THE STORY OF LOGAN COUNTY
S OMEWHAT more than a century and a quarter ago, a passenger in an airship-if one may for the moment imagine that marvel of the twentieth century to have existed then-in passing over the gentle eminence of Logan county, might have looked down upon a scene which gave no sign of human habitation save the half- hidden roofs of two or three rude council houses built of logs, intrenched within forests of oak, elm, beech, hickory, ash and maple, densely massed, except where the site of some long since sunken lake, or forest fire, had left its trace in a green plain, and feathered here and there with the smokes of sheltered camp-fires. Had he been especially observant, he might have noticed that the forest on the crest of the eminence, and along the great north and south divide, here flung its green arms higher skyward than at any point in his journey from the mountains of the east to the great "father of waters" in the west. He could not have failed to note that the great divide was cleft by the winding valleys of a half score silver ribbons of water, gathering in the south and flowing on to join the flood of some wider stream below. He should have seen, also, although engineers and geographers did not, that that greater river, fed by the well-spring of a lake lying high in the wooded slopes, and augmented by the waters of streams which tumbled down from the western slopes of the divide, was born and bred in this territory, and that the honor of its rise belongs to this county as the head of the Great Miami valley.

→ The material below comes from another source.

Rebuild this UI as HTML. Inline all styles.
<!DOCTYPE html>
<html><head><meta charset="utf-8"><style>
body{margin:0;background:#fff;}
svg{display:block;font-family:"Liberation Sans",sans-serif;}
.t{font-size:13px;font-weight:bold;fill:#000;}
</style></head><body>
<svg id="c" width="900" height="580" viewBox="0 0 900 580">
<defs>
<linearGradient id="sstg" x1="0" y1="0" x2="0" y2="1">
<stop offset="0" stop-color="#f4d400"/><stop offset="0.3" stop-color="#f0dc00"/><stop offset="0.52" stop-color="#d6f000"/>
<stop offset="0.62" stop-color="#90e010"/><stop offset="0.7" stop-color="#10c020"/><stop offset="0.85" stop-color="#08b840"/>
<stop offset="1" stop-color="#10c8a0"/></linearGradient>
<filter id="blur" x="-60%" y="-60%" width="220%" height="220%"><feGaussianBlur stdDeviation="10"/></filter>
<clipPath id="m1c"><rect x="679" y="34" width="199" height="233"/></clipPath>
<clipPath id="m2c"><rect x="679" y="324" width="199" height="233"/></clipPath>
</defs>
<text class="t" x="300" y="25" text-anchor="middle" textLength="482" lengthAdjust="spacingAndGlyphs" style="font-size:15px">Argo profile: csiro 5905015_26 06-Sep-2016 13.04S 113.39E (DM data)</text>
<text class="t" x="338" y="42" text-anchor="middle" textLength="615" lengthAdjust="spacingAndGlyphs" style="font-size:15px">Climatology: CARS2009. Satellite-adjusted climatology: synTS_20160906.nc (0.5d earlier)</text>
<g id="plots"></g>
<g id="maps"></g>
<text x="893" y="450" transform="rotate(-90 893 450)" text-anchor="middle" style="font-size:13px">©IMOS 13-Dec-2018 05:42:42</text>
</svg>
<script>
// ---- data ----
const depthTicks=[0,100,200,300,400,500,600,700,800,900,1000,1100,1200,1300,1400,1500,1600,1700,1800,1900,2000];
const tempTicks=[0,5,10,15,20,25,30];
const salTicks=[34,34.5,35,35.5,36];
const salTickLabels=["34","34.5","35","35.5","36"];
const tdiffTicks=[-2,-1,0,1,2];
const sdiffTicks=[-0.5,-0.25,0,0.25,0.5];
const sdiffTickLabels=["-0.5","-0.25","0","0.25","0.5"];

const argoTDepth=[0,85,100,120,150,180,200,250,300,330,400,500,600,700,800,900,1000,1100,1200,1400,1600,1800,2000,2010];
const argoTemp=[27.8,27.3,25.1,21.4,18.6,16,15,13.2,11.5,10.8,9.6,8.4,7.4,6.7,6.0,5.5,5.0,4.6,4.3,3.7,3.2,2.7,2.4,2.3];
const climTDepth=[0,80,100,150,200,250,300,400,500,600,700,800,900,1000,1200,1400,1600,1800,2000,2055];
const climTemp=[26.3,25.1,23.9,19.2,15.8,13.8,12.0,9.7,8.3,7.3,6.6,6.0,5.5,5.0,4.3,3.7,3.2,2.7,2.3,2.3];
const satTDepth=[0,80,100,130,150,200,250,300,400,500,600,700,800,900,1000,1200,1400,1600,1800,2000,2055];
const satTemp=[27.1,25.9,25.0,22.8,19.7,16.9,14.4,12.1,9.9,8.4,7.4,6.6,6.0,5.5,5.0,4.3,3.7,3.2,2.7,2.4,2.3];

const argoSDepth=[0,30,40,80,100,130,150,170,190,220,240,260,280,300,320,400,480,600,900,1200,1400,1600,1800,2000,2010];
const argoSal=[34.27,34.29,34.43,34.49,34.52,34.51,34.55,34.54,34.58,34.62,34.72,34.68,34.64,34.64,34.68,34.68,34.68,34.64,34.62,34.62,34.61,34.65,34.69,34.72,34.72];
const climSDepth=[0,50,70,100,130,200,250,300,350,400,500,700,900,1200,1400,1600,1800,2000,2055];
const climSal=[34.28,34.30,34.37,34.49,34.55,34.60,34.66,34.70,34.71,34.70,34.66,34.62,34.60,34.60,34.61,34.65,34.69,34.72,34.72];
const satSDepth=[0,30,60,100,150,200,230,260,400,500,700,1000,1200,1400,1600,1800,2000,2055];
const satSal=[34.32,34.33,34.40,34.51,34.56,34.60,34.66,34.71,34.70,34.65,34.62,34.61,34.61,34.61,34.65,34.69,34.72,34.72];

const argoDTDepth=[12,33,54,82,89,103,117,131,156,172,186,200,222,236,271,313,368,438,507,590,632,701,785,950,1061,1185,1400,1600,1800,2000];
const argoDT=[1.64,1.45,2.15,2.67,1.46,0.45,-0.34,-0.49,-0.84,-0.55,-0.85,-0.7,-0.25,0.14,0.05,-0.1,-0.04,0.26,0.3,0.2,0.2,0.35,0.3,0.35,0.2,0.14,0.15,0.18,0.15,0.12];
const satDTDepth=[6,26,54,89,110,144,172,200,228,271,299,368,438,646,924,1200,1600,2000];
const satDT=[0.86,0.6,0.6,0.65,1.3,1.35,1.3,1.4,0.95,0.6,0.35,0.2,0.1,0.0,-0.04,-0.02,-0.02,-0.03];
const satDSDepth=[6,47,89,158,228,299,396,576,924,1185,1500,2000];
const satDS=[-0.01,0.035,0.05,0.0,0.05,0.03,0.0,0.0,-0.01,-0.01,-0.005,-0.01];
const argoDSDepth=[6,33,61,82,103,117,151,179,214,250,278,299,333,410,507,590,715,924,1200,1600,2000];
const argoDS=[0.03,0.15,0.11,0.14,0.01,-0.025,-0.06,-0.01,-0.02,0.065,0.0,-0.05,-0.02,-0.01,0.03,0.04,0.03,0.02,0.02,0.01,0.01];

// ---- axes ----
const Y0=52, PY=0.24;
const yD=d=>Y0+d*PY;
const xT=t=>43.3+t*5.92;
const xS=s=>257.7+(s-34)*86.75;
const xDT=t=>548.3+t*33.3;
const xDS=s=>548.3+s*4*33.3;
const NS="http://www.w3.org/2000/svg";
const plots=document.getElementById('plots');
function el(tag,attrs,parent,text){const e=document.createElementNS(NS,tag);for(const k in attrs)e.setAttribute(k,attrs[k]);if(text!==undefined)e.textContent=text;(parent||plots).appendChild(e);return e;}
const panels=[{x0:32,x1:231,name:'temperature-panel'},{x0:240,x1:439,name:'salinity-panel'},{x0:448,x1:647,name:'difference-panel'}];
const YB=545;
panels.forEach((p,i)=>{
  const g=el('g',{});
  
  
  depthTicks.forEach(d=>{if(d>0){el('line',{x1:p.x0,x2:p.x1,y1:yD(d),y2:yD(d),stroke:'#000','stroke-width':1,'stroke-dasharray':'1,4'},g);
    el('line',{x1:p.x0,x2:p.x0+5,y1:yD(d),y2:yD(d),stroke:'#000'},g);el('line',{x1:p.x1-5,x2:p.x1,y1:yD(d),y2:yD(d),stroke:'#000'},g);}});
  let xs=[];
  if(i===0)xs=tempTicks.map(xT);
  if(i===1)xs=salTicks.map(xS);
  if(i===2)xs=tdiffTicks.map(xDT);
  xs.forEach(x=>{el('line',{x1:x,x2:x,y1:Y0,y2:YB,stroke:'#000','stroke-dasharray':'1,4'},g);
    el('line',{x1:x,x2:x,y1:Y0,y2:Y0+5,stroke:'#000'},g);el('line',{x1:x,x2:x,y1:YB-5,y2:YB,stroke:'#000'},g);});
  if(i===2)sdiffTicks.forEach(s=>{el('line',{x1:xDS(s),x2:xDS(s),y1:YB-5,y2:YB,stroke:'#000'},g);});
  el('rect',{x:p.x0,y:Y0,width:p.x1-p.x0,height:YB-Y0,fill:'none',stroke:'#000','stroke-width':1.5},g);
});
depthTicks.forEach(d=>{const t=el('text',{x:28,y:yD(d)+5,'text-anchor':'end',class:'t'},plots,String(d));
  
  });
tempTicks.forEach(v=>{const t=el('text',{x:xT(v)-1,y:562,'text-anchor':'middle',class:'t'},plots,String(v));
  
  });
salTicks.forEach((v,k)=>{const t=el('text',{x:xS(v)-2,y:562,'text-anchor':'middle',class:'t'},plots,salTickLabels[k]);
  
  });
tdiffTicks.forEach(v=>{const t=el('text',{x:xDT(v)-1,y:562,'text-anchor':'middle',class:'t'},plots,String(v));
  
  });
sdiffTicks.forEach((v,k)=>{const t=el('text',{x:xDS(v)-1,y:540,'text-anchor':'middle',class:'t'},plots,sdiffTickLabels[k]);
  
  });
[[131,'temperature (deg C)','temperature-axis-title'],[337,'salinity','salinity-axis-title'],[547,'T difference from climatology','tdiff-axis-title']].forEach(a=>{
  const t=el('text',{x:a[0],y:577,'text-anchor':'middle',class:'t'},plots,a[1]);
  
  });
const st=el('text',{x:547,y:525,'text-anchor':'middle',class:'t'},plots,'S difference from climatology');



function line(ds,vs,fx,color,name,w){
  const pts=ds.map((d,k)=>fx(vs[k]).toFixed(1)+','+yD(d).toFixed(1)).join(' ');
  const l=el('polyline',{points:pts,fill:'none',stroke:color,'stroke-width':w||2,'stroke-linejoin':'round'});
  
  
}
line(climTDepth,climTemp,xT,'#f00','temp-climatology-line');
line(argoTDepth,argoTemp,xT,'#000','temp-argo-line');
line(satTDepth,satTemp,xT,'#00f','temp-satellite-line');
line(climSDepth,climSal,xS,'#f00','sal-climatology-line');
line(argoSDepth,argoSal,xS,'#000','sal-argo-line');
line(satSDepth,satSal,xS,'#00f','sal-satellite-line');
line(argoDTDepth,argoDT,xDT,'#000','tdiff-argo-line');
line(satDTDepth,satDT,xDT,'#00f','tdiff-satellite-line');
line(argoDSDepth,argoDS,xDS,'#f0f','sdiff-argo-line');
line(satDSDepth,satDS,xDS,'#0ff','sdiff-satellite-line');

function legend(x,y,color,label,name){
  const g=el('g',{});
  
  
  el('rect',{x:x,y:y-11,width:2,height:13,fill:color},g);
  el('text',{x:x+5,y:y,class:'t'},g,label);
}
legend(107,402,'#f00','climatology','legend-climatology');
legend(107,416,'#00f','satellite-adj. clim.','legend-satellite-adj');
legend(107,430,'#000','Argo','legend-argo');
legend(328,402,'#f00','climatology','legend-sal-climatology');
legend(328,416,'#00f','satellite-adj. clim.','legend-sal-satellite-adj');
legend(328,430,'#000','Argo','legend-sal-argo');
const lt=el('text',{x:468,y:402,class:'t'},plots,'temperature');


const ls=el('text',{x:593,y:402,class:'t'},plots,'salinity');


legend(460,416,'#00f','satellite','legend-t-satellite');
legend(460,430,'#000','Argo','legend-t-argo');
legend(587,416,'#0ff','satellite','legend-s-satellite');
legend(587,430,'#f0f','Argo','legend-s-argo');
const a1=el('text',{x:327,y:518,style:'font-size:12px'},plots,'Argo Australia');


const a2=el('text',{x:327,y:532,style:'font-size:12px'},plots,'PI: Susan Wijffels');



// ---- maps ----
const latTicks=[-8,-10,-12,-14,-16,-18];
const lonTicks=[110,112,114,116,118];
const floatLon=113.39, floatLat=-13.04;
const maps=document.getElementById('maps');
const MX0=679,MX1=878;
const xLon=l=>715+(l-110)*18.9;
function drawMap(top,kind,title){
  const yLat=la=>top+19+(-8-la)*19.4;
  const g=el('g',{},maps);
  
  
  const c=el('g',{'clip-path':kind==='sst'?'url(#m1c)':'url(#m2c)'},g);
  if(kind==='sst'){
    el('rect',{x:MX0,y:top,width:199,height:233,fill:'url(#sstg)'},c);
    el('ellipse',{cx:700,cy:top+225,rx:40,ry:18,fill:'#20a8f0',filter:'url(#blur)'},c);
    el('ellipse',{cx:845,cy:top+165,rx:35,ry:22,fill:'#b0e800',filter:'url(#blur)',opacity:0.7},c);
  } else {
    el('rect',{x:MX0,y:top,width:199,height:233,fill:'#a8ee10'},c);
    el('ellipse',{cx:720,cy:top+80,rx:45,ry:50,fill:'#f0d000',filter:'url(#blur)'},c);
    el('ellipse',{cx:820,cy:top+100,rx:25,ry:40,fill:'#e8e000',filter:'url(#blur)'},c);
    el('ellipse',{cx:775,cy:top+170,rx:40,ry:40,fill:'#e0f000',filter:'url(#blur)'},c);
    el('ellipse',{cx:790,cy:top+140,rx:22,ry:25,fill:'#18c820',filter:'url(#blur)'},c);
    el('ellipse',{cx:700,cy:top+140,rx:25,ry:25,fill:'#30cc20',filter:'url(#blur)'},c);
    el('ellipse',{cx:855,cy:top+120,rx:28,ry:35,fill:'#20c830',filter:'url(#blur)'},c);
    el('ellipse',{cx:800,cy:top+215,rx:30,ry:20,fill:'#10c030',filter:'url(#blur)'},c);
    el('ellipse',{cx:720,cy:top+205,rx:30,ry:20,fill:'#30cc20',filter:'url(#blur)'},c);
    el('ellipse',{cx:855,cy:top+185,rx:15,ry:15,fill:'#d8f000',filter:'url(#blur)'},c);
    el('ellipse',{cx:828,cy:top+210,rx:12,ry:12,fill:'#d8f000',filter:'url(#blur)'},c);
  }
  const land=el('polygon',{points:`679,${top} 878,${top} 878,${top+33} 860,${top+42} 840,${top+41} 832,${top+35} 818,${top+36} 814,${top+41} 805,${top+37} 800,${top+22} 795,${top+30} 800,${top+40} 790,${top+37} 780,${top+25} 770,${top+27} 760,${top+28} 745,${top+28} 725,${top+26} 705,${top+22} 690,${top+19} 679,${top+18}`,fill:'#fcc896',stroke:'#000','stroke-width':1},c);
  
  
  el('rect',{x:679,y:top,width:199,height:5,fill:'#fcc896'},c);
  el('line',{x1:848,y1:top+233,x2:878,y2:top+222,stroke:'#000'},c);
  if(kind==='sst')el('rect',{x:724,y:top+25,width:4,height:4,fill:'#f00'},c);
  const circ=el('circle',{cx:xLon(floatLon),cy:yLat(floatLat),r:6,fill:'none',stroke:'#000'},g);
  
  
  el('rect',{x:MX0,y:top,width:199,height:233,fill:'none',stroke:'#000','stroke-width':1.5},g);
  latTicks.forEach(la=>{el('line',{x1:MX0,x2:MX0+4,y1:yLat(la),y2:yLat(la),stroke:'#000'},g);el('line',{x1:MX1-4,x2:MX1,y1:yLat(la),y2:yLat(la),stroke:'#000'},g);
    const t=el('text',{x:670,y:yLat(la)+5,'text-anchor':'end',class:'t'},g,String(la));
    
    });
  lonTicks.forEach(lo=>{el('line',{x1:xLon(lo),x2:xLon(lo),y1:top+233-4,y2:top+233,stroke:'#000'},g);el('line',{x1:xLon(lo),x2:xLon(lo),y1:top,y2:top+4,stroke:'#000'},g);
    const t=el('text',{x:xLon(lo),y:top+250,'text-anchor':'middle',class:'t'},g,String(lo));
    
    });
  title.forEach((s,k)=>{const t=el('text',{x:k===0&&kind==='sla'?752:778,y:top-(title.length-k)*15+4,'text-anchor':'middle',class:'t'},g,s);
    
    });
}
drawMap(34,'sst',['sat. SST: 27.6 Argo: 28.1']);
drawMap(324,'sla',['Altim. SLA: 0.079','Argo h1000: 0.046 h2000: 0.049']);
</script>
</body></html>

But the woods concealed much, and even the existence of an opulent, if savage, life could only have been suspected at that time, from such a vantage. Sheltered by the deep foliage, lay a number of gemlike lakes, stocked with fish; the forest itself was home for innumerable furred and feathered denizens, which furnished the savage with meat for his nourishment and skins for his clothing and shelter. The soil of the fertile little prairies produced his maize in plenty, and the trophies which he brought with him from the white man's civilization, in his retreat from the south and east, added to the comfort of the wild life among the Miami headwaters. Hogs roamed the woods in summer, but were fed with corn and fattened to some degree for the slaughter in winter. The white man's cattle and horses had followed the Indian, whether they would or no, and added to them, many a white captive made his unwilling home among the huddled huts and tepees of an Indian village.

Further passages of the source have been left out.